意味の分からないものに救われる(パン屋再襲撃 感想)
パン屋再襲撃 村上春樹
感想
夢中になって読んだこの本。一言一言、読み込んでいくうちに覚える充実感、読み進めていくうちに、何か他の方向に歩んでいく感覚。この本は、よく分からない。何を言っているのか、何を真剣に語っているのか、よく分からない。でも、心地いい。早く読み進めたいという気持ちが湧き出てくる。人生の意味を見つけなければいけない。やる意味を考えなければいけない。
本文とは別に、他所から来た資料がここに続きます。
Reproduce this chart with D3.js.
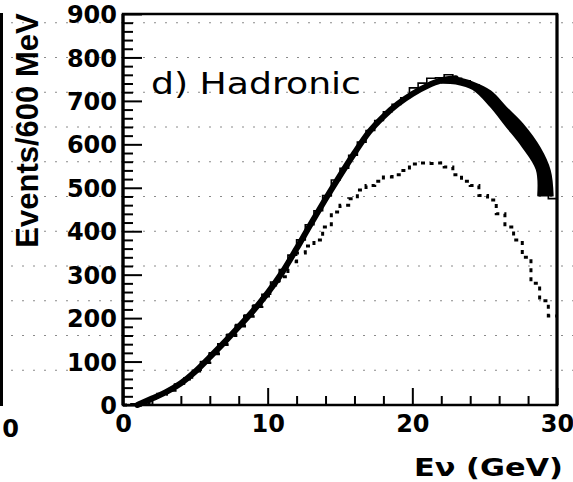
<!DOCTYPE html>
<html>
<head>
<meta charset="utf-8">
<script src="https://cdn.jsdelivr.net/npm/d3@7"></script>
<style>
  html, body { margin: 0; padding: 0; background: #fff; }
  svg { display: block; }
</style>
</head>
<body>
<svg id="chart" width="573" height="482"></svg>
<script>
// Energy binning: 600 MeV bins from 0 to 30 GeV
const binWidth = 0.6;

// Observed events per bin (solid histogram)
const dataCounts = [0, 0, 6, 16, 26, 35, 48, 62, 80, 100,
                    120, 141, 163, 185, 207, 230, 255, 283, 312, 345,
                    380, 415, 447, 482, 518, 545, 575, 605, 632, 655,
                    675, 692, 707, 730, 741, 752, 753, 760, 752, 746,
                    737, 722, 703, 682, 658, 632, 603, 568, 525, 475];

// Reference spectrum per bin (dotted histogram)
const refCounts = [0, 1, 6, 15, 25, 34, 46, 60, 78, 98,
                   118, 139, 160, 182, 204, 227, 251, 276, 295, 330,
                   350, 366, 380, 410, 444, 460, 475, 495, 505, 515,
                   525, 530, 540, 555, 557, 556, 557, 548, 530, 515,
                   505, 482, 472, 440, 410, 380, 340, 280, 240, 205];

// Predicted spectrum (thick curve)
const fitE = [1.0, 2, 3, 4, 5, 6, 7, 8, 9, 10, 11, 12, 13, 14, 15, 16, 17, 18, 19, 20, 21, 22, 23];
const fitN = [0, 15, 30, 50, 77, 110, 144, 180, 217, 258, 305, 360, 418, 474, 528, 580, 628, 664, 693, 716, 734, 747, 752];

// Prediction uncertainty band at high energy
const bandUpperE = [22.0, 23.0, 24.2, 25.4, 26.5, 27.6, 28.8, 29.5, 29.7];
const bandUpper  = [752, 753, 742, 722, 684, 647, 592, 540, 482];
const bandLowerE = [22.0, 23.0, 24.2, 25.4, 26.5, 27.6, 28.6, 28.7];
const bandLower  = [742, 740, 727, 688, 642, 596, 542, 482];

const xTicks = [0, 10, 20, 30];
const yTicks = [0, 100, 200, 300, 400, 500, 600, 700, 800, 900];
const xMinorTicks = [2, 4, 6, 8, 12, 14, 16, 18, 22, 24, 26, 28];
const yMinorTicks = d3.range(20, 900, 20).filter(v => v % 100 !== 0);

const panelLabel = "d) Hadronic";
const xTitle = "E\u03bd (GeV)";
const yTitle = "Events/600 MeV";

const svg = d3.select("#chart");
const W = 573, H = 482;
const x = d3.scaleLinear().domain([0, 30]).range([123, 557]);
const y = d3.scaleLinear().domain([0, 900]).range([405, 14]);
const [x0, x1] = x.range();
const [yb, yt] = y.range();

svg.append("rect").attr("width", W).attr("height", H).attr("fill", "#fff");

// faint graph-paper rows behind everything
const paper = svg.append("g").attr("stroke", "#8a8a8a").attr("stroke-width", 1)
  .attr("stroke-dasharray", "2,9");
for (let k = 1; k <= 11; k++) {
  const yy = yb - k * 34.75;
  paper.append("line").attr("x1", 0).attr("x2", W).attr("y1", yy).attr("y2", yy);
}

// edge of the neighbouring panel
svg.append("line").attr("x1", 1.5).attr("x2", 1.5).attr("y1", yt - 1).attr("y2", yb + 1)
  .attr("stroke", "#000").attr("stroke-width", 3);
svg.append("text").attr("x", 19).attr("y", 437).attr("text-anchor", "end")
  .attr("font-family", "DejaVu Sans, sans-serif").attr("font-weight", "bold")
  .attr("font-size", 24).text("0");

// histograms
const edges = dataCounts.map((_, i) => i * binWidth);
const stepLine = d3.line().x(d => x(d[0])).y(d => y(d[1])).curve(d3.curveStepAfter);

const refPts = refCounts.map((v, i) => [edges[i], v]);
refPts.push([30, refCounts[refCounts.length - 1]]);
svg.append("path").attr("d", stepLine(refPts))
  .attr("fill", "none").attr("stroke", "#000").attr("stroke-width", 3)
  .attr("stroke-dasharray", "4,5");

// prediction curve and band
const smooth = d3.line().x(d => x(d[0])).y(d => y(d[1])).curve(d3.curveMonotoneX);
svg.append("path").attr("d", smooth(d3.zip(fitE, fitN)))
  .attr("fill", "none").attr("stroke", "#000").attr("stroke-width", 6)
  .attr("stroke-linecap", "round");

const edgeLine = d3.line().x(d => x(d[0])).y(d => y(d[1])).curve(d3.curveCatmullRom);
const up = edgeLine(d3.zip(bandUpperE, bandUpper));
const lo = edgeLine(d3.zip(bandLowerE, bandLower).reverse());
svg.append("path").attr("d", up + "L" + lo.slice(1) + "Z")
  .attr("fill", "#000").attr("stroke", "#000").attr("stroke-width", 2)
  .attr("stroke-linejoin", "round");

const dataPts = dataCounts.map((v, i) => [edges[i], v]);
dataPts.push([30, dataCounts[dataCounts.length - 1]]);
svg.append("path").attr("d", stepLine(dataPts))
  .attr("fill", "none").attr("stroke", "#000").attr("stroke-width", 1.6);

// axes with inward ticks
const fontTicks = "DejaVu Sans, sans-serif";
function styleAxis(g) {
  g.select(".domain").remove();
  g.selectAll(".tick line").attr("stroke", "#000").attr("stroke-width", 2);
  g.selectAll(".tick text").attr("fill", "#000").attr("font-family", fontTicks)
    .attr("font-weight", "bold").attr("font-size", 24);
}

svg.append("g").attr("transform", `translate(${x0},0)`)
  .call(d3.axisLeft(y).tickValues(yMinorTicks).tickSize(-10).tickFormat(""))
  .call(styleAxis);
svg.append("g").attr("transform", `translate(${x0},0)`)
  .call(d3.axisLeft(y).tickValues(yTicks).tickSize(-19).tickPadding(6).tickFormat(d3.format("d")))
  .call(styleAxis)
  .call(g => g.selectAll(".tick text").attr("dy", "0.36em"));

svg.append("g").attr("transform", `translate(0,${yb})`)
  .call(d3.axisBottom(x).tickValues(xMinorTicks).tickSize(-9).tickFormat(""))
  .call(styleAxis);
svg.append("g").attr("transform", `translate(0,${yb})`)
  .call(d3.axisBottom(x).tickValues(xTicks).tickSize(-17).tickPadding(10).tickFormat(d3.format("d")))
  .call(styleAxis);

// frame
svg.append("rect").attr("x", x0).attr("y", yt).attr("width", x1 - x0).attr("height", yb - yt)
  .attr("fill", "none").attr("stroke", "#000").attr("stroke-width", 2.5);
svg.append("line").attr("x1", x0).attr("x2", x0).attr("y1", yt).attr("y2", yb)
  .attr("stroke", "#000").attr("stroke-width", 3.2);
svg.append("line").attr("x1", x1).attr("x2", x1).attr("y1", yt).attr("y2", yb)
  .attr("stroke", "#000").attr("stroke-width", 3);

// labels
svg.append("text").attr("x", 151).attr("y", 93.5)
  .attr("font-family", "DejaVu Sans, sans-serif").attr("font-size", 30)
  .attr("textLength", 210).attr("lengthAdjust", "spacingAndGlyphs")
  .text(panelLabel);

svg.append("text").attr("x", 414).attr("y", 476)
  .attr("font-family", "DejaVu Sans, sans-serif").attr("font-weight", "bold")
  .attr("font-size", 24).attr("textLength", 149).attr("lengthAdjust", "spacingAndGlyphs")
  .text(xTitle);

svg.append("text").attr("transform", "translate(37.5,130.5) rotate(-90)")
  .attr("text-anchor", "middle")
  .attr("font-family", "Liberation Sans, Arial, sans-serif").attr("font-weight", "bold")
  .attr("font-size", 31).text(yTitle);
</script>
</body>
</html>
そんな幻想にとらわれている私を、ひょいと、違う角度から救ってくれるように感じた。枠にとらわれて、枠の中で言葉を発しようとしてしまうのが悪い癖だ。作文の文章が、固いと言われたり、文章を書くのがとても苦手だったりした。それが、がちがちの枠にとらわれていたからだ、と思うのも、枠にとらわれている証拠だろうか。この本を読んで、不思議、よく分からない、が心地いいことに気付いた。私たちは、もっと意味が分からなくていいし、どうでもいいことに時間を使っていい。意味の分からないものに救われる人もいるし、そんな風に生きている人間って面白い。
今悩んでいることから離れたい、そんな人にもおすすめです。
頭空っぽにして、世界観に浸りたくなる本。